Task instructions
In the entries below, repeat only the lines between those holding "Write the D3.js code for this chart." and "114, 116, 118];", inclusive. Leave pictures out.

Material provided
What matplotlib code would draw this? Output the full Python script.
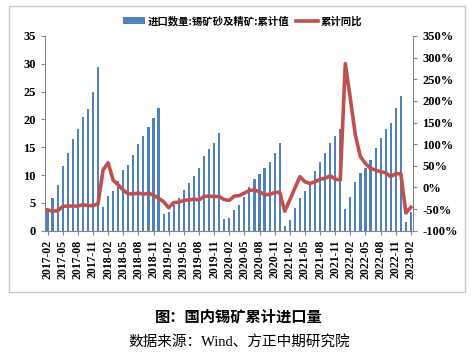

==

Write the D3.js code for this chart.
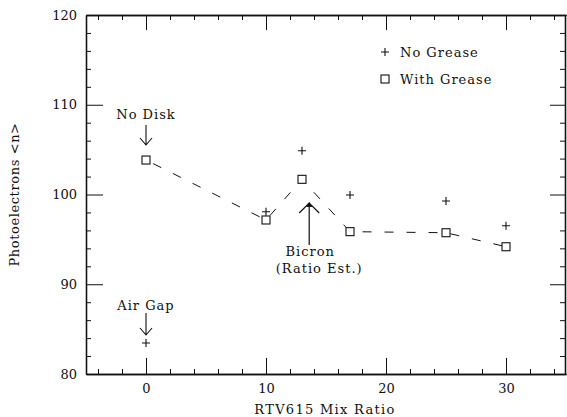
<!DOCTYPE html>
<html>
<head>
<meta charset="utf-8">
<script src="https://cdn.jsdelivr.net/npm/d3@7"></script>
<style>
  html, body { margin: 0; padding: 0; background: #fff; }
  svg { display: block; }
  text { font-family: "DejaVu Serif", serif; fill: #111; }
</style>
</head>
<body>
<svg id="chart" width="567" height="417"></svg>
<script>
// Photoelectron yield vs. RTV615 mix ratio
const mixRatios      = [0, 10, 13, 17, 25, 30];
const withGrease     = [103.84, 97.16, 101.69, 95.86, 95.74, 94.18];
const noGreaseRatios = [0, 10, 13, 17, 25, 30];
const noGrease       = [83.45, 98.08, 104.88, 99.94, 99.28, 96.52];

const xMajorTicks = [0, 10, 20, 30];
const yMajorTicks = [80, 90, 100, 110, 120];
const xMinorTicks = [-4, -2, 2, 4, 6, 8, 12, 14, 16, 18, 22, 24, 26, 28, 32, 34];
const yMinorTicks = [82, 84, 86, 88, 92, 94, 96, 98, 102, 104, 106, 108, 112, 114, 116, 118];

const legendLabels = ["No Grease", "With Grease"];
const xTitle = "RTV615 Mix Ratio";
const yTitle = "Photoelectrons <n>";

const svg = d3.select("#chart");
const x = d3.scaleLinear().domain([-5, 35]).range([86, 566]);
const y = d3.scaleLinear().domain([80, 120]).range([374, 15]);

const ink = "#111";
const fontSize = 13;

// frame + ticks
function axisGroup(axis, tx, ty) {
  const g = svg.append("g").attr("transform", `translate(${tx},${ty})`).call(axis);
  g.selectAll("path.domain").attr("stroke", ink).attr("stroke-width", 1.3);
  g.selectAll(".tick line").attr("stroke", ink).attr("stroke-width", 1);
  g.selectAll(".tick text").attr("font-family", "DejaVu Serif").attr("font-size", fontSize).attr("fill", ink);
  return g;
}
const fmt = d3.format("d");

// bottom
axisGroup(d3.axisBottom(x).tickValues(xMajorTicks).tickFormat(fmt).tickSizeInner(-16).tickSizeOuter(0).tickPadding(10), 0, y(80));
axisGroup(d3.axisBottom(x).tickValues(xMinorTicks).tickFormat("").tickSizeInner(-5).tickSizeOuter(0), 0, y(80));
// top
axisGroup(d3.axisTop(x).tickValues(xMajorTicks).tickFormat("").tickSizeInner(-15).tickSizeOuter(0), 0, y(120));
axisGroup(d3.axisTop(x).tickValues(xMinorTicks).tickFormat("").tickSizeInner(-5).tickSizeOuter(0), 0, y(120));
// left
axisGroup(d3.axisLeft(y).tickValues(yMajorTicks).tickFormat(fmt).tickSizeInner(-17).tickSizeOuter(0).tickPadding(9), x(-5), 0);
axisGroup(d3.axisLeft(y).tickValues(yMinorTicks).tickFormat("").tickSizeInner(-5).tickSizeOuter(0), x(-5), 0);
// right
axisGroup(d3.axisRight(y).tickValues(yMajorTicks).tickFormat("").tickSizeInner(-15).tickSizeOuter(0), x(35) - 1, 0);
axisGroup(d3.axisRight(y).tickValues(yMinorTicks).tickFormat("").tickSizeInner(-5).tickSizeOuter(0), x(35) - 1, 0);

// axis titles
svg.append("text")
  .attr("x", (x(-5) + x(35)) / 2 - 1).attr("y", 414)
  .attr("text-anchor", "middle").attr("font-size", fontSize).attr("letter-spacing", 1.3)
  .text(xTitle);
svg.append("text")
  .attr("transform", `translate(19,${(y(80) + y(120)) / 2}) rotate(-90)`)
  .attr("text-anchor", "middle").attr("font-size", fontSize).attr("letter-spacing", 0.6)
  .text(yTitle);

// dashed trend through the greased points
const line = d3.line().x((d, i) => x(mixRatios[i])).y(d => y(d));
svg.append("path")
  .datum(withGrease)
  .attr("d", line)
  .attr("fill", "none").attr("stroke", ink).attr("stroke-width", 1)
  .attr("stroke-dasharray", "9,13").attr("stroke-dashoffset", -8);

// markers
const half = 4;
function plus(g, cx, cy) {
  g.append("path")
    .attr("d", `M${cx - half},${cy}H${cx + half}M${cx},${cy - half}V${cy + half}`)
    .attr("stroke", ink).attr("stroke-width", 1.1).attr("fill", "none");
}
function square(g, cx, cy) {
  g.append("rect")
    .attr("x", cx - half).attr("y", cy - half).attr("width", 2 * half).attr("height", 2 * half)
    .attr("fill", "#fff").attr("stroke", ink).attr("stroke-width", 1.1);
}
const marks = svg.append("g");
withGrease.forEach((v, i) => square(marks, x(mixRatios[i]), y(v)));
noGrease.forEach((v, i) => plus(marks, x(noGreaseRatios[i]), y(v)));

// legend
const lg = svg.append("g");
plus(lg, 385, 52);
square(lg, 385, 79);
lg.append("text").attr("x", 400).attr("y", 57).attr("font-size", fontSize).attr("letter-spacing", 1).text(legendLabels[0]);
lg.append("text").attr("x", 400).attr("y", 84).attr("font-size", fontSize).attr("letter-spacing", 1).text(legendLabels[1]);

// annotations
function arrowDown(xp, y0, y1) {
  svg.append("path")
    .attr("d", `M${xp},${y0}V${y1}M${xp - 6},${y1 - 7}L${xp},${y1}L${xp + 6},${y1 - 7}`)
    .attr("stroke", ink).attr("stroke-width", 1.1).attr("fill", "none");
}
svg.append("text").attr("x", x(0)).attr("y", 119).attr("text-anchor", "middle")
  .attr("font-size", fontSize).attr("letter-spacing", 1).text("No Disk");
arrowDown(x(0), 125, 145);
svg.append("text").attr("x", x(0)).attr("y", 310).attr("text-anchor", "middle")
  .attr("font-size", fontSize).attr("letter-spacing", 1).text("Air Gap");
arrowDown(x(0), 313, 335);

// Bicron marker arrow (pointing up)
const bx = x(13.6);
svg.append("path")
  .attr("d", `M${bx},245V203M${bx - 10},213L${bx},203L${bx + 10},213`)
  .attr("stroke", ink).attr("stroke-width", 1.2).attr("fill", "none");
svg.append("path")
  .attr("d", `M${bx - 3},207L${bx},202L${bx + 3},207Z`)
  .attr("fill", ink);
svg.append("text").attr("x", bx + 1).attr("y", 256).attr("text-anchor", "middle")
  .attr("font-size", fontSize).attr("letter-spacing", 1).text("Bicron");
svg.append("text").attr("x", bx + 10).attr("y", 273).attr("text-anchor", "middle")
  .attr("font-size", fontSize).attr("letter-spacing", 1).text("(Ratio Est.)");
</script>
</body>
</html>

Reply to the exercise
Write the D3.js code for this chart.
<!DOCTYPE html>
<html>
<head>
<meta charset="utf-8">
<script src="https://cdn.jsdelivr.net/npm/d3@7"></script>
<style>
  html, body { margin: 0; padding: 0; background: #fff; }
  svg { display: block; }
  text { font-family: "DejaVu Serif", serif; fill: #111; }
</style>
</head>
<body>
<svg id="chart" width="567" height="417"></svg>
<script>
// Photoelectron yield vs. RTV615 mix ratio
const mixRatios      = [0, 10, 13, 17, 25, 30];
const withGrease     = [103.84, 97.16, 101.69, 95.86, 95.74, 94.18];
const noGreaseRatios = [0, 10, 13, 17, 25, 30];
const noGrease       = [83.45, 98.08, 104.88, 99.94, 99.28, 96.52];

const xMajorTicks = [0, 10, 20, 30];
const yMajorTicks = [80, 90, 100, 110, 120];
const xMinorTicks = [-4, -2, 2, 4, 6, 8, 12, 14, 16, 18, 22, 24, 26, 28, 32, 34];
const yMinorTicks = [82, 84, 86, 88, 92, 94, 96, 98, 102, 104, 106, 108, 112, 114, 116, 118];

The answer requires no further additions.